__Written task__: Take every line from the first down to the line with "1.12, 1.08, 1.058, 1.045, 1.037, 1.035, 1.037]" and set it down exactly, without the pictures.

(Code that draws figures)
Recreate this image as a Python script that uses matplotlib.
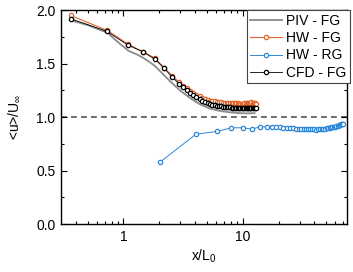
import matplotlib
matplotlib.use('Agg')
import matplotlib.pyplot as plt
from matplotlib.ticker import FixedLocator, NullFormatter

plt.rcParams['font.family'] = ['Liberation Sans', 'DejaVu Sans']
plt.rcParams['mathtext.fontset'] = 'custom'
plt.rcParams['mathtext.rm'] = 'Liberation Sans'
plt.rcParams['mathtext.it'] = 'Liberation Sans'

# PIV - FG (line only)
piv_x = [0.36, 0.5, 0.73, 0.9, 1.1, 1.3, 1.46, 1.68, 1.85, 2.2, 2.46, 2.98, 3.6,
         4.38, 5.3, 6.4, 7.8, 9.4, 11.0, 12.6]
piv_y = [1.905, 1.86, 1.79, 1.70, 1.62, 1.585, 1.555, 1.51, 1.475, 1.39, 1.335, 1.25, 1.18,
         1.12, 1.08, 1.058, 1.045, 1.037, 1.035, 1.037]

# FG stations for HW and CFD
fg_x = [0.36, 0.73, 1.10, 1.46, 1.84, 2.20, 2.56, 2.94, 3.18, 3.40, 3.62, 3.86, 4.10, 4.36,
        4.60, 4.84, 5.10, 5.34, 5.58, 5.84, 6.08, 6.34, 6.58, 6.84, 7.08, 7.34, 7.58, 7.84,
        8.08, 8.34, 8.58, 8.84, 9.08, 9.34, 9.58, 9.84, 10.10, 10.34, 10.60, 10.84, 11.10,
        11.34, 11.60, 11.84, 12.10, 12.34, 12.60, 12.84]
hw_fg = [1.95, 1.81, 1.68, 1.61, 1.55, 1.46, 1.385, 1.325, 1.295, 1.27, 1.248, 1.228, 1.21,
         1.193, 1.18, 1.17, 1.162, 1.155, 1.15, 1.146, 1.142, 1.14, 1.137, 1.135, 1.133,
         1.132, 1.131, 1.13, 1.13, 1.129, 1.128, 1.128, 1.128, 1.127, 1.127, 1.127, 1.127,
         1.128, 1.129, 1.13, 1.132, 1.134, 1.136, 1.137, 1.136, 1.133, 1.128, 1.122]
cfd_fg = [1.92, 1.80, 1.67, 1.61, 1.54, 1.455, 1.375, 1.31, 1.278, 1.252, 1.228, 1.206, 1.185,
          1.166, 1.153, 1.142, 1.132, 1.124, 1.117, 1.111, 1.106, 1.102, 1.099, 1.096, 1.094,
          1.092, 1.091, 1.09, 1.089, 1.088, 1.088, 1.087, 1.087, 1.087, 1.087, 1.087, 1.087,
          1.087, 1.087, 1.087, 1.087, 1.087, 1.088, 1.088, 1.088, 1.087, 1.087, 1.087]

# HW - RG
rg_x = [2.03, 4.06, 6.07, 8.05, 10.0, 12.0, 14.1, 16.0, 17.5, 19.0, 20.5, 22.0, 23.5, 25.0,
        26.5, 28.0, 29.5, 31.0, 32.5, 34.0, 35.5, 37.0, 38.5, 40.0, 41.5, 43.0, 44.5, 46.0,
        47.5, 49.0, 50.5, 52.0, 53.5, 55.0, 56.5, 58.0, 59.5, 61.0, 62.5, 64.0, 65.5, 67.0,
        68.5, 70.0]
rg_y = [0.58, 0.84, 0.866, 0.90, 0.90, 0.888, 0.91, 0.91, 0.908, 0.905, 0.903, 0.90, 0.898,
        0.897, 0.895, 0.893, 0.89, 0.888, 0.887, 0.889, 0.886, 0.885, 0.888, 0.886, 0.884,
        0.887, 0.889, 0.888, 0.89, 0.892, 0.894, 0.897, 0.90, 0.903, 0.905, 0.908, 0.912,
        0.915, 0.92, 0.924, 0.928, 0.932, 0.936, 0.94]

orange = '#E0652E'
blue = '#2F86D6'

fig = plt.figure(figsize=(3.53, 2.72), dpi=100)
ax = fig.add_axes([0.173, 0.176, 0.81, 0.787])

ax.axhline(1.0, color='#555555', ls=(0, (3.5, 2.5)), lw=1.2, zorder=1)
ax.plot(piv_x, piv_y, color='#8a8a8a', lw=1.3, label='PIV - FG', zorder=2)
ax.plot(fg_x, hw_fg, color=orange, lw=0.8, marker='o', ms=3.1, mfc='white', mec=orange,
        mew=0.9, label='HW - FG', zorder=3)
ax.plot(rg_x, rg_y, color=blue, lw=0.7, marker='o', ms=3.1, mfc='white', mec=blue,
        mew=0.9, label='HW - RG', zorder=3)
ax.plot(fg_x, cfd_fg, color='black', lw=0.6, marker='o', ms=3.1, mfc='white', mec='black',
        mew=0.9, label='CFD - FG', zorder=4)

ax.set_xscale('log')
ax.set_xlim(0.3, 75)
ax.set_ylim(0, 2.0)
ax.set_yticks([0.0, 0.5, 1.0, 1.5, 2.0])
ax.set_yticklabels(['0.0', '0.5', '1.0', '1.5', '2.0'])
ax.yaxis.set_minor_locator(FixedLocator([0.25, 0.75, 1.25, 1.75]))
ax.set_xticks([1, 10])
ax.set_xticklabels(['1', '10'])
ax.xaxis.set_minor_locator(FixedLocator([0.4, 0.5, 0.6, 0.7, 0.8, 0.9, 2, 3, 4, 5, 6, 7,
                                         8, 9, 20, 30, 40, 50, 60, 70]))
ax.xaxis.set_minor_formatter(NullFormatter())
ax.tick_params(which='both', direction='in', top=True, right=True, labelsize=10, width=0.8)
ax.tick_params(which='major', length=4, pad=4)
ax.tick_params(which='minor', length=2.5)
for s in ax.spines.values():
    s.set_linewidth(1.0)

ax.set_xlabel('x/L$_0$', fontsize=10, labelpad=3)
ax.set_ylabel('<u>/U$_\\infty$', fontsize=10, labelpad=10)

leg = ax.legend(loc='upper right', bbox_to_anchor=(1.01, 1.0), fontsize=10, frameon=True,
                fancybox=False, edgecolor='#444444', framealpha=1, borderaxespad=0,
                handlelength=2.3, handletextpad=0.3, labelspacing=0.25, borderpad=0.25)
leg.get_frame().set_linewidth(0.8)

fig.savefig('out.png', dpi=100)
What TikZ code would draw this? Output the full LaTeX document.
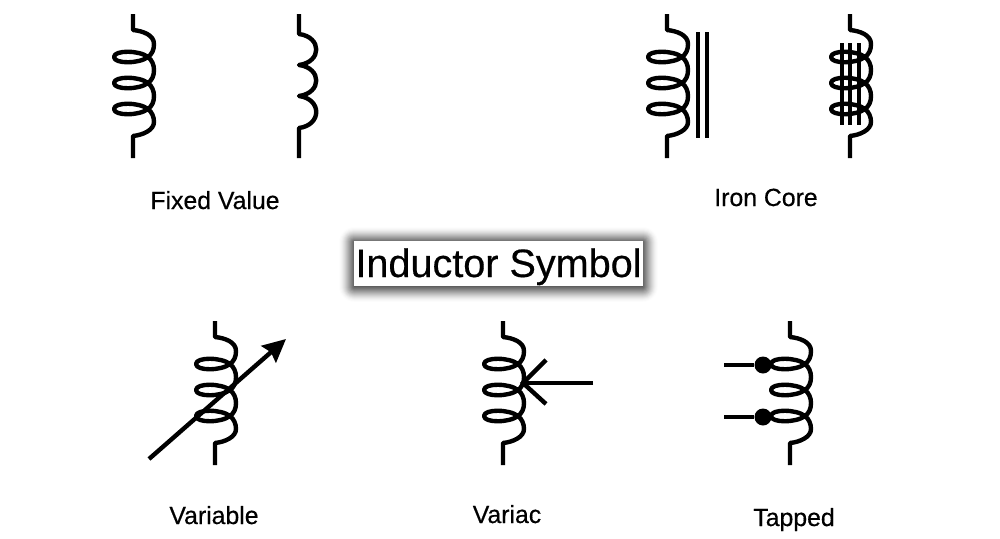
\documentclass[tikz,border=0pt]{standalone}
\usepackage{fontspec}
\setmainfont{Liberation Sans}[FakeBold=0.45]
\usetikzlibrary{arrows.meta}
\tikzset{
  coilLine/.style = {line width=4.4pt, line join=round},
  wireLine/.style = {line width=4.4pt},
  tapDot/.style = {circle, fill=black, inner sep=0pt, minimum size=17pt},
  symLabel/.style = {anchor=base, inner sep=0pt, font=\fontsize{24.8}{28}\selectfont},
  titleBox/.style = {fill=white, inner sep=0pt, minimum width=289pt, minimum height=45pt,
    text height=36pt, text depth=9pt, font=\fontsize{39.6}{44}\selectfont},
  loopCoil/.pic = {
    % Leads and turns, measured from the top of the lead
    \draw[coilLine] (0,0) -- (0,16) .. controls (10,17) and (21,21) .. (21,30)
      foreach \l in {43,69,95} {
        .. controls (21,\l-7) and (19,\l-3) .. (15,\l)
        .. controls (6,\l-7) and (-19,\l-7) .. (-19,\l)
        .. controls (-19,\l+7) and (6,\l+7) .. (15,\l)
        .. controls (19,\l+3) and (21,\l+8) .. (21,\l+13)
      }
      .. controls (21,116) and (10,121) .. (0,122) -- (0,144);
  },
  plainCoil/.pic = {
    % Three plain bumps
    \draw[coilLine] (0,0) -- (0,20)
      foreach \a/\b in {20/51,51/82,82/114} {
        .. controls (23,\a+3) and (23,\b-3) .. (0,\b)
      }
      -- (0,144);
  }
}
\begin{document}
\begin{tikzpicture}[x=1pt,y=-1pt]
  \useasboundingbox (0,0) rectangle (1000,538);
  \fill[white] (0,0) rectangle (1000,538);
  % Soft shadow behind the title
  \coordinate (titleNW) at (354,241);
  \coordinate (titleSE) at (643,286);
  \foreach \r in {15,14,...,0} {
    \pgfmathsetmacro\shadeop{0.008+0.0065*(15-\r)}
    \fill[black,opacity=\shadeop,rounded corners=\r pt]
      ([shift={(-\r,-\r+1)}]titleNW) rectangle ([shift={(\r,\r+1)}]titleSE);
  }
  \node[titleBox] (title) at (498.5,263.5) {Inductor Symbol};
  % Top row
  \path (133,14) pic {loopCoil};
  \path (299,14) pic {plainCoil};
  \path (667,14) pic {loopCoil};
  \path (850,14) pic {loopCoil};
  % Iron core lines
  \foreach \xcore in {698,707}
  \draw[wireLine] (\xcore,32) -- (\xcore,138);
  \foreach \xcore in {842,850,859}
  \draw[wireLine] (\xcore,43) -- (\xcore,125);
  % Bottom row
  \path (215,321) pic {loopCoil};
  \path (503,321) pic {loopCoil};
  \path (790,321) pic {loopCoil};
  % Variable arrow
  \coordinate (varTail) at (149,459);
  \coordinate (varTip) at (286,339);
  \draw[wireLine,-{Stealth[length=23pt,width=22pt,inset=3pt]}] (varTail) -- (varTip);
  % Variac arrow
  \coordinate (acTail) at (593,383);
  \coordinate (acTip) at (523,383);
  \coordinate (acUp) at (546,360);
  \coordinate (acDown) at (546,404);
  \draw[wireLine] (acTail) -- (acTip);
  \draw[wireLine] (acUp) -- (acTip) -- (acDown);
  % Taps
  \node[tapDot] (tapA) at (763,365) {};
  \node[tapDot] (tapB) at (763,417) {};
  \coordinate (stubA) at (724,365);
  \coordinate (stubB) at (724,417);
  \draw[wireLine] (stubA) -- (tapA);
  \draw[wireLine] (stubB) -- (tapB);
  % Labels
  \node[symLabel] (lblFixed) at (215,209) {Fixed Value};
  \node[symLabel] (lblIron) at (766,206) {Iron Core};
  \node[symLabel] (lblVar) at (214,524) {Variable};
  \node[symLabel] (lblVariac) at (507,523) {Variac};
  \node[symLabel] (lblTap) at (794,526) {Tapped};
\end{tikzpicture}
\end{document}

__Task solution__:
Recreate this image as a Python script that uses matplotlib.
import matplotlib
matplotlib.use('Agg')
import matplotlib.pyplot as plt
from matplotlib.ticker import FixedLocator, NullFormatter

plt.rcParams['font.family'] = ['Liberation Sans', 'DejaVu Sans']
plt.rcParams['mathtext.fontset'] = 'custom'
plt.rcParams['mathtext.rm'] = 'Liberation Sans'
plt.rcParams['mathtext.it'] = 'Liberation Sans'

# PIV - FG (line only)
piv_x = [0.36, 0.5, 0.73, 0.9, 1.1, 1.3, 1.46, 1.68, 1.85, 2.2, 2.46, 2.98, 3.6,
         4.38, 5.3, 6.4, 7.8, 9.4, 11.0, 12.6]
piv_y = [1.905, 1.86, 1.79, 1.70, 1.62, 1.585, 1.555, 1.51, 1.475, 1.39, 1.335, 1.25, 1.18,
         1.12, 1.08, 1.058, 1.045, 1.037, 1.035, 1.037]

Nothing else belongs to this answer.